* Given request: Copy each line of the records that holds the string "this".

* Dataset entries:
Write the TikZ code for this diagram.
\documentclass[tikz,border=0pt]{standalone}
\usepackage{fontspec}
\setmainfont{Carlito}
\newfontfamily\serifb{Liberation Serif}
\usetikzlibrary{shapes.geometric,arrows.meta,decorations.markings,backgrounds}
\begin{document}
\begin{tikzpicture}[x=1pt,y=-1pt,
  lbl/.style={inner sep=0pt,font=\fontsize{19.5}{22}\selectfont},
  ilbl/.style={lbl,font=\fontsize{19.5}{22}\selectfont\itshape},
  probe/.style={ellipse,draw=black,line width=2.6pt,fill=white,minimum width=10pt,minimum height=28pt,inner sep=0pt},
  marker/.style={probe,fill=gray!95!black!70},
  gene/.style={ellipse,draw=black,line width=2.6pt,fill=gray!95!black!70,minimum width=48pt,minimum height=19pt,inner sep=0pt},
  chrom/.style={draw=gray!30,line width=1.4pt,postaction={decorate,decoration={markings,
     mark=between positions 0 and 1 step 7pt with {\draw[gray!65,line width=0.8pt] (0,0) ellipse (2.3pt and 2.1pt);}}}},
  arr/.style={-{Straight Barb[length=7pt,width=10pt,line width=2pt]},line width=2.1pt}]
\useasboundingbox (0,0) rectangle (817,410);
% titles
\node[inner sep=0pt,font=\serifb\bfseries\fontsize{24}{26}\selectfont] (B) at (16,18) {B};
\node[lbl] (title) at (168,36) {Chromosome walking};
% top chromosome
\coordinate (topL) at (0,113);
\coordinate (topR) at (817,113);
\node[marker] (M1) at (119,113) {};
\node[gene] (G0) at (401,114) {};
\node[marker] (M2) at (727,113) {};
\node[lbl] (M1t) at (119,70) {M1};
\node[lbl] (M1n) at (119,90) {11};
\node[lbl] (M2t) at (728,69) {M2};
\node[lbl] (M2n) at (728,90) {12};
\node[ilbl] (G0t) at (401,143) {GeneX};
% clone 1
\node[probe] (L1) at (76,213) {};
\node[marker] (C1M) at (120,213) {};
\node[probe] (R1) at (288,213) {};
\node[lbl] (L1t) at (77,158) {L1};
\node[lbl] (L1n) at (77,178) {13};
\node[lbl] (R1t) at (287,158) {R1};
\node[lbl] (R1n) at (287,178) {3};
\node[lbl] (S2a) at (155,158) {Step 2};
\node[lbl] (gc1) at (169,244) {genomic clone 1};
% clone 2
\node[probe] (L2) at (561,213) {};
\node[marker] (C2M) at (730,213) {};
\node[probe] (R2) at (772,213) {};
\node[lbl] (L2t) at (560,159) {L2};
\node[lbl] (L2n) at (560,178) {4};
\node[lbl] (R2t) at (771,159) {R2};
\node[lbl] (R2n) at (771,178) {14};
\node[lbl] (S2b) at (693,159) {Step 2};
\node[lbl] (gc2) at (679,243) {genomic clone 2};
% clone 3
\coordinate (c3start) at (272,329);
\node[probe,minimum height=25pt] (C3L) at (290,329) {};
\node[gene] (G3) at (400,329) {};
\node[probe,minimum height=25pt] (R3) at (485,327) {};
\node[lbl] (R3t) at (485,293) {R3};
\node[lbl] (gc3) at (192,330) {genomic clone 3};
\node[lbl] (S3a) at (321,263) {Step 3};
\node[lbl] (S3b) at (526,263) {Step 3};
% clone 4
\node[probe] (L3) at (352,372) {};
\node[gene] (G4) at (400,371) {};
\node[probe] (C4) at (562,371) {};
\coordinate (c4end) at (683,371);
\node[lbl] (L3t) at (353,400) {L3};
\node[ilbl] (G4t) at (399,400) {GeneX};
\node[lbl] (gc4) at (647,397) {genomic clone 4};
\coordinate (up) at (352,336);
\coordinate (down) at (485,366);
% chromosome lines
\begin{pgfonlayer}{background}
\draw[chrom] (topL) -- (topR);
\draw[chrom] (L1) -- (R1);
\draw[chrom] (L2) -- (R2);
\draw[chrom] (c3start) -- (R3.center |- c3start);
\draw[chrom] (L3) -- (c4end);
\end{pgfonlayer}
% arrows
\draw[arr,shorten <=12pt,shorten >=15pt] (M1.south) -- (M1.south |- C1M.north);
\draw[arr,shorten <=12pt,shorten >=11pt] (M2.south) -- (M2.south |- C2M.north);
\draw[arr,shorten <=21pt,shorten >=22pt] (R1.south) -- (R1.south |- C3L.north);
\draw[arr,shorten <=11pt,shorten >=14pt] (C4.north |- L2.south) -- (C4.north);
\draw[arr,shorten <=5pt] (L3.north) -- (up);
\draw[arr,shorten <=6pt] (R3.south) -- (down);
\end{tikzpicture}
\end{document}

---

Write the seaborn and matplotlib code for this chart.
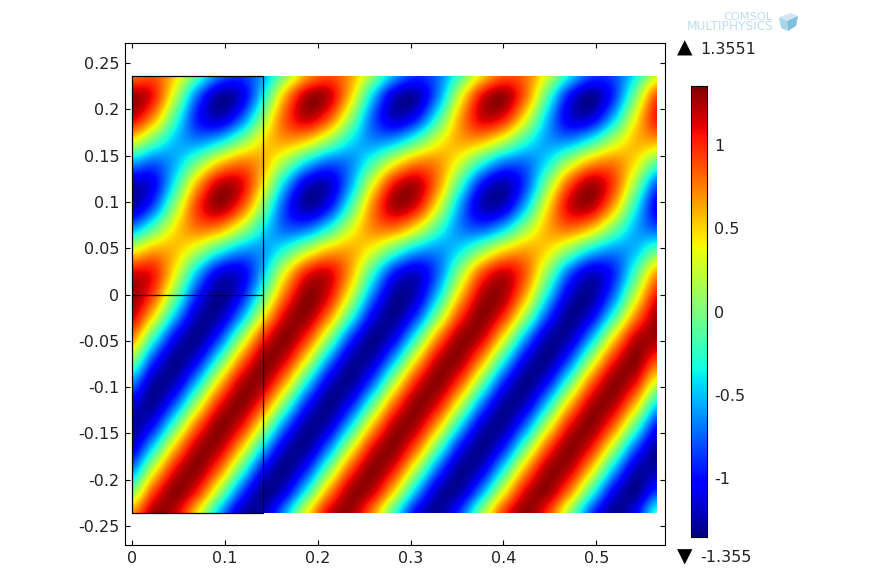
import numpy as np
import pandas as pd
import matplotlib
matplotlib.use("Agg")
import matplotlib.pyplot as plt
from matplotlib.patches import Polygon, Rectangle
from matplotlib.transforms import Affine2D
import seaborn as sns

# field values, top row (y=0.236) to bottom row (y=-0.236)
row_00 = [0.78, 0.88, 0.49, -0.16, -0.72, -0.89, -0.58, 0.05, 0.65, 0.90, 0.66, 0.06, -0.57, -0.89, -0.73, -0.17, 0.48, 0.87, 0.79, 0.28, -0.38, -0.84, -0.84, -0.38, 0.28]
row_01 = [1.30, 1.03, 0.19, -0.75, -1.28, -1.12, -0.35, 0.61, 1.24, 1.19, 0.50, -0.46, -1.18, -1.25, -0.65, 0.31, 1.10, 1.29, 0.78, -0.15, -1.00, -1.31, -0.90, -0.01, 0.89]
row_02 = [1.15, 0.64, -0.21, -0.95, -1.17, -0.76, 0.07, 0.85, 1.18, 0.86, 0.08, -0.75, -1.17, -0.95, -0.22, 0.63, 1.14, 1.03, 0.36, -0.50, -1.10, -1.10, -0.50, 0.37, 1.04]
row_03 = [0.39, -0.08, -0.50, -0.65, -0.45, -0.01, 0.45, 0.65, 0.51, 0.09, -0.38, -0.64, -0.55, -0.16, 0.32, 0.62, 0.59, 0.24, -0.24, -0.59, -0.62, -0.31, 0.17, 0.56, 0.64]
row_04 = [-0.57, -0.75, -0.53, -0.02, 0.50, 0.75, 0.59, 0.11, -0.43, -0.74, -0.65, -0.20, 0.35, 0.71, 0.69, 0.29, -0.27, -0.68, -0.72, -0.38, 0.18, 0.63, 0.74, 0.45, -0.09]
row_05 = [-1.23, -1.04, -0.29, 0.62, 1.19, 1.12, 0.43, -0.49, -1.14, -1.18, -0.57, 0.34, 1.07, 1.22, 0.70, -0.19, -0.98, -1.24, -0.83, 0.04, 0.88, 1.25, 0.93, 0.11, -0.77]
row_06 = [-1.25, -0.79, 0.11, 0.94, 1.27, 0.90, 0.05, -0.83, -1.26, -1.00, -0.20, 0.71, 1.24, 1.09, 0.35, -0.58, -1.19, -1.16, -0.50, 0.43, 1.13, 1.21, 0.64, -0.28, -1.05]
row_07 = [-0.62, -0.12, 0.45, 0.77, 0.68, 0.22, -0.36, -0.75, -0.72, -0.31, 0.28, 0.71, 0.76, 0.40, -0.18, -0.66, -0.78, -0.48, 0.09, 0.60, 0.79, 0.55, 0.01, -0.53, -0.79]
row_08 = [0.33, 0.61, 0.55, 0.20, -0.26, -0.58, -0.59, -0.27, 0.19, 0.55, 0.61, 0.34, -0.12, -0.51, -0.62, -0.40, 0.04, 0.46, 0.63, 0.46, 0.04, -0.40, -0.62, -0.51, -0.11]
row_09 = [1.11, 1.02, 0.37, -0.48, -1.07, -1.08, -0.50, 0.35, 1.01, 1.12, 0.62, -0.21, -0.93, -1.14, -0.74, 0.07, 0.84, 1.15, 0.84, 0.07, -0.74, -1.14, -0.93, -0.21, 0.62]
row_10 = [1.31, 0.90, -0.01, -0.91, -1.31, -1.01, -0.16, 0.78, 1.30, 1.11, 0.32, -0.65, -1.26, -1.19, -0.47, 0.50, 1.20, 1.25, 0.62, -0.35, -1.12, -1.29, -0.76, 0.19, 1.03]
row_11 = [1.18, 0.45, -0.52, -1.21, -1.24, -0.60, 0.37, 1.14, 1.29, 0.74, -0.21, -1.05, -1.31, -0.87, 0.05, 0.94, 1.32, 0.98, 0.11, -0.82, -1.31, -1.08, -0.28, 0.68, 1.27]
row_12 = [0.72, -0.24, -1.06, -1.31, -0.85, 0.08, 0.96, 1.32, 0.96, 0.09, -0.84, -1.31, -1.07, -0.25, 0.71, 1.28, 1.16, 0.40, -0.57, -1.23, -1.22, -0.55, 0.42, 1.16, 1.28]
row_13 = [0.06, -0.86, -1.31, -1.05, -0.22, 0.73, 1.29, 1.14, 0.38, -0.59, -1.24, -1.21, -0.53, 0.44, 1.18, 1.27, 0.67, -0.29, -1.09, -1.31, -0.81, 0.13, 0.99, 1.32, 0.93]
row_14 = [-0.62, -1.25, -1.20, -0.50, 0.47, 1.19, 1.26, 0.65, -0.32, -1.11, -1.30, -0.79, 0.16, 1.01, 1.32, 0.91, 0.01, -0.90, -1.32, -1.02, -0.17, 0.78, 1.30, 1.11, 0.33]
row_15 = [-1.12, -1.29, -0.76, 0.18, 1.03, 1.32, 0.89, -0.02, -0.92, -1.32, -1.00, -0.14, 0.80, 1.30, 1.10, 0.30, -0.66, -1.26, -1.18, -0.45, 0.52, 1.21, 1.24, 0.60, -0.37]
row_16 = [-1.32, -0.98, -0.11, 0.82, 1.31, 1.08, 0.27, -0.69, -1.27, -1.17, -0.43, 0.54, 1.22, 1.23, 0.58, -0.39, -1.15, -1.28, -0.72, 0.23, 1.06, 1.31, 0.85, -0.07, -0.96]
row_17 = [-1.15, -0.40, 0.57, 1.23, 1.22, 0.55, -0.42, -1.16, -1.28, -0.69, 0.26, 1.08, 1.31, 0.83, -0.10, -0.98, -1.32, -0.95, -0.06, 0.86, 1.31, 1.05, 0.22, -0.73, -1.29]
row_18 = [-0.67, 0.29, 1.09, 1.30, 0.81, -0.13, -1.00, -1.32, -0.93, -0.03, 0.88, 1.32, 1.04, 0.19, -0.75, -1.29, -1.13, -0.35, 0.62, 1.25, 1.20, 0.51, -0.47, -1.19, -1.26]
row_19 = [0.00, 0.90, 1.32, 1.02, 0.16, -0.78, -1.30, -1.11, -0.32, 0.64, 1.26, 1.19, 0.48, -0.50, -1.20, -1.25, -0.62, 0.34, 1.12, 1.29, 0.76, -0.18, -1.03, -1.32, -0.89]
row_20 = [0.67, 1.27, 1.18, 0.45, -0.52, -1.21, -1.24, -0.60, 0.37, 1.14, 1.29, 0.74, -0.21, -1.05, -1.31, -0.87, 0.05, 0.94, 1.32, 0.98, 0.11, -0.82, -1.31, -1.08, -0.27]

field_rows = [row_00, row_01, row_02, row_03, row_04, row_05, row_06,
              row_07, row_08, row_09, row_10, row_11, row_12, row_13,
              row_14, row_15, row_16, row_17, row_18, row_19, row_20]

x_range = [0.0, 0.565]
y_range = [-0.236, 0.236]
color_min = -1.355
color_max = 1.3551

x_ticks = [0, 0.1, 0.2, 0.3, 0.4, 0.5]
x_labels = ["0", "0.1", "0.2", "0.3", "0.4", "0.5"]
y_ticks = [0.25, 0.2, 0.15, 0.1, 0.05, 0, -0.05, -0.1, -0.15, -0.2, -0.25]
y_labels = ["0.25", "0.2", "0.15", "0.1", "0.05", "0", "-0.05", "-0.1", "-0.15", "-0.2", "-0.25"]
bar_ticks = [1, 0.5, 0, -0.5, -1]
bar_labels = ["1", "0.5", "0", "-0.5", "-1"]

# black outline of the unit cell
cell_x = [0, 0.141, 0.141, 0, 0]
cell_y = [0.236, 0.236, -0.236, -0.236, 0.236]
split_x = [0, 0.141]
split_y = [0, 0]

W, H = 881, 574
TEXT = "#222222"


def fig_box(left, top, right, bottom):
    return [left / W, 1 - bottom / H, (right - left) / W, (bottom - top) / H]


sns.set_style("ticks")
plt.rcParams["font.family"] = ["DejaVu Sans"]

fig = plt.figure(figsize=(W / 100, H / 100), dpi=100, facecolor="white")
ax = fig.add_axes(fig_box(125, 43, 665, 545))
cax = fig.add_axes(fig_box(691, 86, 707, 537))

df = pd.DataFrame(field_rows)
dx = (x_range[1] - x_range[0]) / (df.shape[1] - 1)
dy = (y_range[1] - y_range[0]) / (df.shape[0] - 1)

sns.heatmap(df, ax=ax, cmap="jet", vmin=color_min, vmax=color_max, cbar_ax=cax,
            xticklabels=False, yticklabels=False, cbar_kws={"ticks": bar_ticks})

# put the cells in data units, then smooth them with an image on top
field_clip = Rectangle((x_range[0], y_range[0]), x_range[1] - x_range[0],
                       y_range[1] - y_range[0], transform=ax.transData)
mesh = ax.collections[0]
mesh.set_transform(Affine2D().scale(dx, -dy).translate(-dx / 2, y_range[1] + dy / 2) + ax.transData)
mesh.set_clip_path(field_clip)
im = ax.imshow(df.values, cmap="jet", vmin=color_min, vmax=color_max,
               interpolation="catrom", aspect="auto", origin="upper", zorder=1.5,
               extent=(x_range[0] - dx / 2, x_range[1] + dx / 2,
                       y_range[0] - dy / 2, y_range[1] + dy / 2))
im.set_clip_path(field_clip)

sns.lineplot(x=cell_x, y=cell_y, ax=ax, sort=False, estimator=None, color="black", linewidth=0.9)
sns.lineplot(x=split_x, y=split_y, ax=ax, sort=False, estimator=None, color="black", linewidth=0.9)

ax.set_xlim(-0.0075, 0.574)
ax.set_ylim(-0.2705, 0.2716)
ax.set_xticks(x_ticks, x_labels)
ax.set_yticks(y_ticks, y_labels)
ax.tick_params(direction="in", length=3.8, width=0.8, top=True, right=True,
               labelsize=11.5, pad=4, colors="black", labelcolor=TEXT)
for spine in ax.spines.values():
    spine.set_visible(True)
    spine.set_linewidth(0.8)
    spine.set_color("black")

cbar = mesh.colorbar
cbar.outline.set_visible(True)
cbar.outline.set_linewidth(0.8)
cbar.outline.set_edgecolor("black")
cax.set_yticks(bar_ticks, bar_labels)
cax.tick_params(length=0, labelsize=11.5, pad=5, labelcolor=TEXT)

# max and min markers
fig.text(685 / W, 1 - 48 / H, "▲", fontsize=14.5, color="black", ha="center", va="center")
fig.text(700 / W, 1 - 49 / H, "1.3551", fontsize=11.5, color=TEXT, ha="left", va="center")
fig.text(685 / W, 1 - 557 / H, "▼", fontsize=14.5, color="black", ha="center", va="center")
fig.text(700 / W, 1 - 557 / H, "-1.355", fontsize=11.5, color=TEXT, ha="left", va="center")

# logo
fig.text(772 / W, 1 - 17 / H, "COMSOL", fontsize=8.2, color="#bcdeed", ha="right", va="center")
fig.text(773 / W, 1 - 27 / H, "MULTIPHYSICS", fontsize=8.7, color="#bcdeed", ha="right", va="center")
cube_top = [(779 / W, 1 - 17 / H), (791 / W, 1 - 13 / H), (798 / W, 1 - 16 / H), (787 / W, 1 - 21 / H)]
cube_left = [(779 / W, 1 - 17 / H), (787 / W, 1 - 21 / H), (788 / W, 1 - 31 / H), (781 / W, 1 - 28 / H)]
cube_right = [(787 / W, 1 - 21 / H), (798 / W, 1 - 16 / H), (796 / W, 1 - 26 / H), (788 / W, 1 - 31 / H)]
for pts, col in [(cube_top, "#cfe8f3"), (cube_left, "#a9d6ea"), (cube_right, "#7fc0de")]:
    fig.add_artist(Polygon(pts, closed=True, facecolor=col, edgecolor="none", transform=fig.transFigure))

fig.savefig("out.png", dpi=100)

* Expected answer:
Write the TikZ code for this diagram.
Write the seaborn and matplotlib code for this chart.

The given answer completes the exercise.